The NFL is one of the biggest cash cows around and is paranoid to a pathological level about its public image lest the gravy train derail.

Lots of cash flow plus a huge public profile = easy target for extortion

Groups are coming out of the woodwork to get in on this windfall, offering consulting services and re-education camps informational seminars to tell a bunch of guys, the vast majority of whom are never going to raise their hand to a woman, that hitting women is wrong. That is something they should have, and most of them have, learned when they were toddlers. Never fear, there is no common sense idea that a high priced consultant can't cash in on!

Raise your hand if you think that the oodles of cash being extorted from the NFL will do a thing to end domestic violence. If you have your hand raised you are a sucker.
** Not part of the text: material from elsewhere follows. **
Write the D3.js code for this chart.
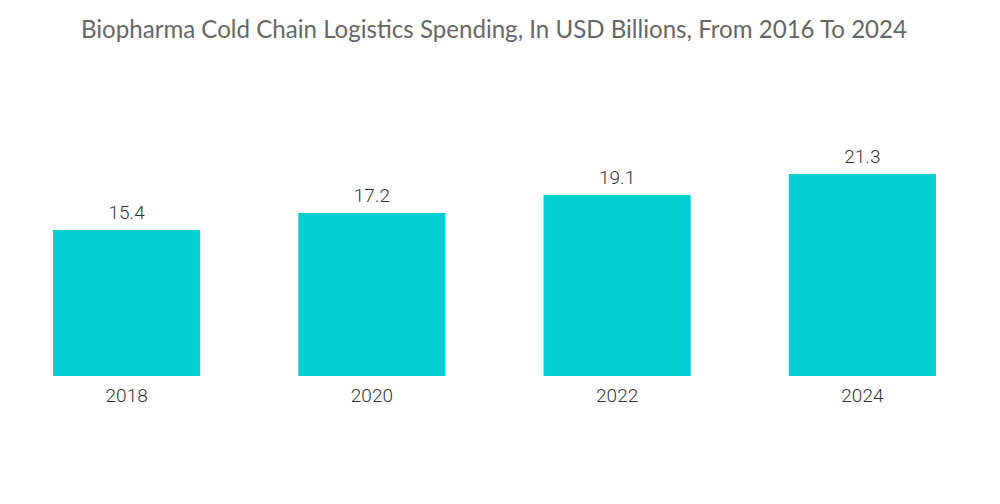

Just a little honesty for ya.

The very real issue of men hitting women (and that is different from a parent spanking a child for obvious reasons) is one that should be handled by teaching our young boys to be men when they are little. We shouldn't have to pull adult men aside and lecture them with psychobabble mumbo-jumbo about an issue that shouldn't even be an issue. Men hitting women is a failure of the understanding of men and woman as co-equal image bearers of God and the divine design of God in creating two complementary genders. It isn't hard to figure out but watch and see as the NFL pays millions in hush money to make this issue go away. Lawyers and consultants will cash in. Players will be inundated with common sense. The NFL will have protected its mad stacks. Women will still be treated like sex toys and punching bags by men who were never taught the most basic of gender rules: boys and girls are different and boys don't hit girls.